AI‑Generated Code Adoption Raises Security, Legal, and Compliance Concerns for Engineering Teams
What Happened — A recent Flux survey of engineering leaders found that ≈ 50 % of respondents already run AI‑generated code in production, and > 95 % plan to use it within the next year. While productivity gains are evident, nearly half of the firms report that AI‑generated code introduces new review bottlenecks, hidden security tweaks, and dependency shifts that can slip past existing controls.
Why It Matters for Compliance & Audit Readiness
- The surge of AI‑written code creates a control‑gap where traditional change‑management and code‑review processes may no longer provide sufficient evidence of security and quality.

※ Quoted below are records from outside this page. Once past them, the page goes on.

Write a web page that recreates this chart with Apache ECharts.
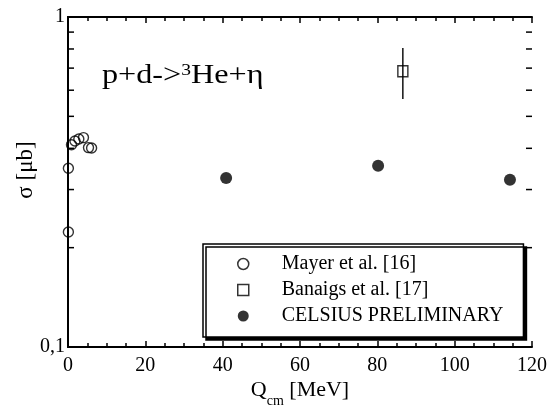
<!DOCTYPE html>
<html>
<head>
<meta charset="utf-8">
<script src="https://cdn.jsdelivr.net/npm/echarts@6/dist/echarts.min.js"></script>
<style>
  html, body { margin: 0; padding: 0; background: #fff; }
  #chart { width: 550px; height: 407px; }
</style>
</head>
<body>
<div id="chart"></div>
<script>
// Total cross section of p + d -> 3He + eta versus centre-of-mass excess energy
const xRange = [0, 120];
const yRange = [0.1, 1];
const xTickStep = 20;

const mayerQ = [0.1, 0.1, 0.9, 1.8, 2.8, 4.0, 5.3, 6.1];
const mayerSigma = [0.223, 0.348, 0.410, 0.421, 0.427, 0.431, 0.402, 0.401];

const banaigsQ = [86.6];
const banaigsSigma = [0.685];
const banaigsLow = [0.564];
const banaigsHigh = [0.806];

const celsiusQ = [40.9, 80.2, 114.3];
const celsiusSigma = [0.325, 0.354, 0.321];

// intermediate decade ticks of the logarithmic sigma axis
const yMinorTicks = [0.2, 0.3, 0.4, 0.5, 0.6, 0.7, 0.8, 0.9];

const seriesNames = ['Mayer et al. [16]', 'Banaigs et al. [17]', 'CELSIUS PRELIMINARY'];

const serif = 'Liberation Serif, Times New Roman, serif';

const zip = (a, b) => a.map((v, i) => [v, b[i]]);

const chart = echarts.init(document.getElementById('chart'), null, { renderer: 'canvas' });

const axisLine = { show: true, lineStyle: { color: '#000', width: 2 } };

const xAxisCommon = {
  type: 'value',
  min: xRange[0],
  max: xRange[1],
  interval: xTickStep,
  axisLine: axisLine,
  axisTick: { show: true, inside: true, length: 6, lineStyle: { color: '#000', width: 1.5 } },
  minorTick: { show: true, splitNumber: 4, length: 4, lineStyle: { color: '#000', width: 1.5 } },
  splitLine: { show: false },
  minorSplitLine: { show: false }
};

const yAxisCommon = {
  type: 'log',
  logBase: 10,
  min: yRange[0],
  max: yRange[1],
  axisLine: axisLine,
  axisTick: { show: false },
  splitLine: { show: false }
};

const squarePath = 'path://M0,0L10,0L10,10L0,10Z';

const option = {
  animation: false,
  backgroundColor: '#fff',
  textStyle: { fontFamily: serif, color: '#000' },
  grid: { left: 68, right: 18, top: 17, bottom: 60, containLabel: false, outerBoundsMode: 'none' },
  xAxis: [
    Object.assign({}, xAxisCommon, {
      position: 'bottom',
      axisLabel: {
        show: true, color: '#000', fontFamily: serif, fontSize: 20, margin: 9,
        verticalAlign: 'top', hideOverlap: false
      },
      name: '{q|Q}{s|cm}{m| [MeV]}',
      nameLocation: 'middle',
      nameGap: 32,
      nameMoveOverlap: false,
      nameTextStyle: {
        rich: {
          q: { fontFamily: serif, fontSize: 22, color: '#000', verticalAlign: 'top' },
          s: { fontFamily: serif, fontSize: 14, color: '#000', verticalAlign: 'top', padding: [15, 0, 0, 0] },
          m: { fontFamily: serif, fontSize: 22, color: '#000', verticalAlign: 'top' }
        }
      }
    }),
    Object.assign({}, xAxisCommon, {
      position: 'top',
      axisLabel: { show: false }
    })
  ],
  yAxis: [
    Object.assign({}, yAxisCommon, {
      position: 'left',
      axisLabel: {
        show: true, color: '#000', fontFamily: serif, fontSize: 20, margin: 3,
        verticalAlign: 'middle', hideOverlap: false,
        formatter: v => String(v).replace('.', ',')
      },
      name: 'σ [μb]',
      nameLocation: 'middle',
      nameRotate: 90,
      nameGap: 31,
      nameMoveOverlap: false,
      nameTextStyle: { fontFamily: serif, fontSize: 23, color: '#000', padding: [0, 0, 0, 24] }
    }),
    Object.assign({}, yAxisCommon, {
      position: 'right',
      axisLabel: { show: false }
    })
  ],
  legend: {
    orient: 'vertical',
    left: 203,
    top: 244,
    padding: [10, 20, 11, 34],
    itemWidth: 11,
    itemHeight: 11,
    itemGap: 6,
    symbolKeepAspect: true,
    backgroundColor: '#fff',
    borderColor: '#000',
    borderWidth: 1.5,
    borderRadius: 0,
    shadowColor: '#000',
    shadowBlur: 0,
    shadowOffsetX: 3,
    shadowOffsetY: 3,
    textStyle: { fontFamily: serif, fontSize: 20, color: '#000', padding: [0, 0, 0, 28] },
    selectedMode: false,
    data: [
      { name: seriesNames[0], icon: 'circle', itemStyle: { color: 'rgba(0,0,0,0)', borderColor: '#000', borderWidth: 1.5 } },
      { name: seriesNames[1], icon: squarePath, itemStyle: { color: 'rgba(0,0,0,0)', borderColor: '#000', borderWidth: 1.5 } },
      { name: seriesNames[2], icon: 'circle', itemStyle: { color: '#000', borderWidth: 0 } }
    ]
  },
  graphic: [
    {
      type: 'text',
      x: 102,
      y: 62,
      scaleX: 1.15,
      silent: true,
      style: {
        text: '{n|p+d->}{p|3}{n|He+η}',
        rich: {
          n: { fontFamily: serif, fontSize: 28, fill: '#000', verticalAlign: 'top' },
          p: { fontFamily: serif, fontSize: 17, fill: '#000', verticalAlign: 'top' }
        }
      }
    }
  ],
  series: [
    {
      // inward ticks at 0.2 ... 0.9 on both vertical frame sides
      type: 'custom',
      silent: true,
      xAxisIndex: 0,
      yAxisIndex: 0,
      data: yMinorTicks.map(v => [xRange[0], v]),
      renderItem: (params, api) => {
        const v = api.value(1);
        const l = api.coord([xRange[0], v]);
        const r = api.coord([xRange[1], v]);
        const st = { stroke: '#000', lineWidth: 1.5 };
        return {
          type: 'group',
          children: [
            { type: 'line', shape: { x1: l[0], y1: l[1], x2: l[0] + 6, y2: l[1] }, style: st },
            { type: 'line', shape: { x1: r[0], y1: r[1], x2: r[0] - 6, y2: r[1] }, style: st }
          ]
        };
      },
      z: 1
    },
    {
      name: seriesNames[0],
      type: 'scatter',
      data: zip(mayerQ, mayerSigma),
      symbol: 'circle',
      symbolSize: 10,
      itemStyle: { color: 'rgba(0,0,0,0)', borderColor: '#000', borderWidth: 1.4 },
      silent: true,
      z: 3
    },
    {
      // vertical error bar of the Banaigs point
      type: 'custom',
      silent: true,
      data: banaigsQ.map((q, i) => [q, banaigsLow[i], banaigsHigh[i]]),
      renderItem: (params, api) => {
        const lo = api.coord([api.value(0), api.value(1)]);
        const hi = api.coord([api.value(0), api.value(2)]);
        return {
          type: 'line',
          shape: { x1: lo[0], y1: lo[1], x2: hi[0], y2: hi[1] },
          style: { stroke: '#000', lineWidth: 1.4 }
        };
      },
      z: 2
    },
    {
      name: seriesNames[1],
      type: 'scatter',
      data: zip(banaigsQ, banaigsSigma),
      symbol: 'rect',
      symbolSize: [10, 11],
      itemStyle: { color: 'rgba(0,0,0,0)', borderColor: '#000', borderWidth: 1.5 },
      silent: true,
      z: 3
    },
    {
      name: seriesNames[2],
      type: 'scatter',
      data: zip(celsiusQ, celsiusSigma),
      symbol: 'circle',
      symbolSize: 12,
      itemStyle: { color: '#000' },
      silent: true,
      z: 3
    }
  ]
};

chart.setOption(option);
</script>
</body>
</html>
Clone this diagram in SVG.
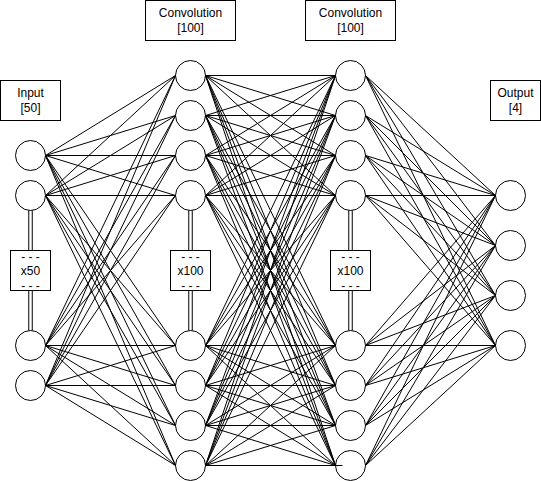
<svg xmlns="http://www.w3.org/2000/svg" width="541" height="481" viewBox="0 0 541 481">
  <style>
    .node { fill: #ffffff; stroke: #000000; stroke-width: 1; }
    .box { fill: #ffffff; stroke: #000000; stroke-width: 1; }
    .lbl { font-family: "Liberation Sans", Arial, Helvetica, sans-serif; font-size: 12px; fill: #000000; text-anchor: middle; }
    .edges { fill: none; stroke: #000000; stroke-width: 1; }
    .link { fill: none; stroke: #000000; stroke-width: 1; }
  </style>
  <rect x="0" y="0" width="541" height="481" fill="#ffffff"/>
  <g transform="translate(0.5,0.5)">
    <!-- layer titles -->
    <g id="title-input">
      <rect class="box" x="0" y="80" width="60" height="40"/>
      <text class="lbl" x="30" y="96.5">Input</text>
      <text class="lbl" x="30" y="111">[50]</text>
    </g>
    <g id="title-conv1">
      <rect class="box" x="145" y="0" width="90" height="40"/>
      <text class="lbl" x="190" y="16.5">Convolution</text>
      <text class="lbl" x="190" y="31">[100]</text>
    </g>
    <g id="title-conv2">
      <rect class="box" x="305" y="0" width="90" height="40"/>
      <text class="lbl" x="350" y="16.5">Convolution</text>
      <text class="lbl" x="350" y="31">[100]</text>
    </g>
    <g id="title-output">
      <rect class="box" x="490" y="80" width="50" height="40"/>
      <text class="lbl" x="515" y="96.5">Output</text>
      <text class="lbl" x="515" y="111">[4]</text>
    </g>

    <!-- input layer -->
    <g id="in-1"><circle class="node" cx="30" cy="155" r="15"/></g>
    <g id="in-2"><circle class="node" cx="30" cy="195" r="15"/></g>
    <g id="in-3"><circle class="node" cx="30" cy="345" r="15"/></g>
    <g id="in-4"><circle class="node" cx="30" cy="385" r="15"/></g>
    <g id="in-more">
      <path class="link" d="M28.25 210V250M31.75 210V250M28.25 290V330M31.75 290V330"/>
      <rect class="box" x="10" y="250" width="40" height="40"/>
      <text class="lbl" x="30" y="260">- - -</text>
      <text class="lbl" x="30" y="274.5">x50</text>
      <text class="lbl" x="30" y="289">- - -</text>
    </g>

    <!-- first convolution layer -->
    <g id="c1-1"><circle class="node" cx="190" cy="75" r="15"/></g>
    <g id="c1-2"><circle class="node" cx="190" cy="115" r="15"/></g>
    <g id="c1-3"><circle class="node" cx="190" cy="155" r="15"/></g>
    <g id="c1-4"><circle class="node" cx="190" cy="195" r="15"/></g>
    <g id="c1-5"><circle class="node" cx="190" cy="345" r="15"/></g>
    <g id="c1-6"><circle class="node" cx="190" cy="385" r="15"/></g>
    <g id="c1-7"><circle class="node" cx="190" cy="425" r="15"/></g>
    <g id="c1-8"><circle class="node" cx="190" cy="465" r="15"/></g>
    <g id="c1-more">
      <path class="link" d="M188.25 210V250M191.75 210V250M188.25 290V330M191.75 290V330"/>
      <rect class="box" x="170" y="250" width="40" height="40"/>
      <text class="lbl" x="190" y="260">- - -</text>
      <text class="lbl" x="190" y="274.5">x100</text>
      <text class="lbl" x="190" y="289">- - -</text>
    </g>

    <!-- second convolution layer -->
    <g id="c2-1"><circle class="node" cx="350" cy="75" r="15"/></g>
    <g id="c2-2"><circle class="node" cx="350" cy="115" r="15"/></g>
    <g id="c2-3"><circle class="node" cx="350" cy="155" r="15"/></g>
    <g id="c2-4"><circle class="node" cx="350" cy="195" r="15"/></g>
    <g id="c2-5"><circle class="node" cx="350" cy="345" r="15"/></g>
    <g id="c2-6"><circle class="node" cx="350" cy="385" r="15"/></g>
    <g id="c2-7"><circle class="node" cx="350" cy="425" r="15"/></g>
    <g id="c2-8"><circle class="node" cx="350" cy="465" r="15"/></g>
    <g id="c2-more">
      <path class="link" d="M348.25 210V250M351.75 210V250M348.25 290V330M351.75 290V330"/>
      <rect class="box" x="330" y="250" width="40" height="40"/>
      <text class="lbl" x="350" y="260">- - -</text>
      <text class="lbl" x="350" y="274.5">x100</text>
      <text class="lbl" x="350" y="289">- - -</text>
    </g>

    <!-- output layer -->
    <g id="out-1"><circle class="node" cx="510" cy="195" r="15"/></g>
    <g id="out-2"><circle class="node" cx="510" cy="245" r="15"/></g>
    <g id="out-3"><circle class="node" cx="510" cy="295" r="15"/></g>
    <g id="out-4"><circle class="node" cx="510" cy="345" r="15"/></g>

    <!-- fully connected edges -->
    <g id="connectors" class="edges">
      <path d="M45 155L175 75M45 155L175 115M45 155L175 155M45 155L175 195M45 155L175 345M45 155L175 385M45 155L175 425M45 155L175 465"/>
      <path d="M45 195L175 75M45 195L175 115M45 195L175 155M45 195L175 195M45 195L175 345M45 195L175 385M45 195L175 425M45 195L175 465"/>
      <path d="M45 345L175 75M45 345L175 115M45 345L175 155M45 345L175 195M45 345L175 345M45 345L175 385M45 345L175 425M45 345L175 465"/>
      <path d="M45 385L175 75M45 385L175 115M45 385L175 155M45 385L175 195M45 385L175 345M45 385L175 385M45 385L175 425M45 385L175 465"/>

      <path d="M205 75L335 75M205 75L335 115M205 75L335 155M205 75L335 195M205 75L335 345M205 75L335 385M205 75L335 425M205 75L335 465"/>
      <path d="M205 115L335 75M205 115L335 115M205 115L335 155M205 115L335 195M205 115L335 345M205 115L335 385M205 115L335 425M205 115L335 465"/>
      <path d="M205 155L335 75M205 155L335 115M205 155L335 155M205 155L335 195M205 155L335 345M205 155L335 385M205 155L335 425M205 155L335 465"/>
      <path d="M205 195L335 75M205 195L335 115M205 195L335 155M205 195L335 195M205 195L335 345M205 195L335 385M205 195L335 425M205 195L335 465"/>
      <path d="M205 345L335 75M205 345L335 115M205 345L335 155M205 345L335 195M205 345L335 345M205 345L335 385M205 345L335 425M205 345L335 465"/>
      <path d="M205 385L335 75M205 385L335 115M205 385L335 155M205 385L335 195M205 385L335 345M205 385L335 385M205 385L335 425M205 385L335 465"/>
      <path d="M205 425L335 75M205 425L335 115M205 425L335 155M205 425L335 195M205 425L335 345M205 425L335 385M205 425L335 425M205 425L335 465"/>
      <path d="M205 465L335 75M205 465L335 115M205 465L335 155M205 465L335 195M205 465L335 345M205 465L335 385M205 465L335 425M205 465L342 465"/>

      <path d="M365 75L495 195M365 75L495 245M365 75L495 295M365 75L495 345"/>
      <path d="M365 115L495 195M365 115L495 245M365 115L495 295M365 115L495 345"/>
      <path d="M365 155L495 195M365 155L495 245M365 155L495 295M365 155L495 345"/>
      <path d="M365 195L495 195M365 195L495 245M365 195L495 295M365 195L495 345"/>
      <path d="M365 345L495 195M365 345L495 245M365 345L495 295M365 345L495 345"/>
      <path d="M365 385L495 195M365 385L495 245M365 385L495 295M365 385L495 345"/>
      <path d="M365 425L495 195M365 425L495 245M365 425L495 295M365 425L495 345"/>
      <path d="M365 465L495 195M365 465L495 245M365 465L495 295M365 465L495 345"/>
    </g>
  </g>
</svg>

- SOC 2 auditors expect continuous, verifiable evidence that every code change—human or AI‑generated—passes documented review, testing, and composition‑analysis steps.
- Mapping these new AI‑centric safeguards to SOC 2 criteria (e.g., CC6.1 Change Management, CC7.1 System Operations) and collecting automated audit logs is essential to demonstrate “defensible” compliance.
Who Is Affected — Technology and SaaS development firms, cloud‑native product companies, and any organization that integrates AI coding assistants into its software‑delivery pipeline.
Recommended Actions
- Extend your change‑management policy to require explicit AI‑code review checkpoints and retain the review artifacts.
- Deploy automated software composition analysis (SCA) and static‑application‑security‑testing (SAST) tools that log findings for SOC 2 evidence.
- Capture CI/CD pipeline logs and AI‑assistant usage metrics as continuous audit evidence.
Source: Help Net Security – AI‑generated code risks reach security, legal, and compliance teams
Technical Notes — The risk stems from AI‑generated code that may introduce misconfigurations, hidden dependency updates, or subtle security regressions. No specific CVE is cited; the threat is the process gap rather than a known vulnerability.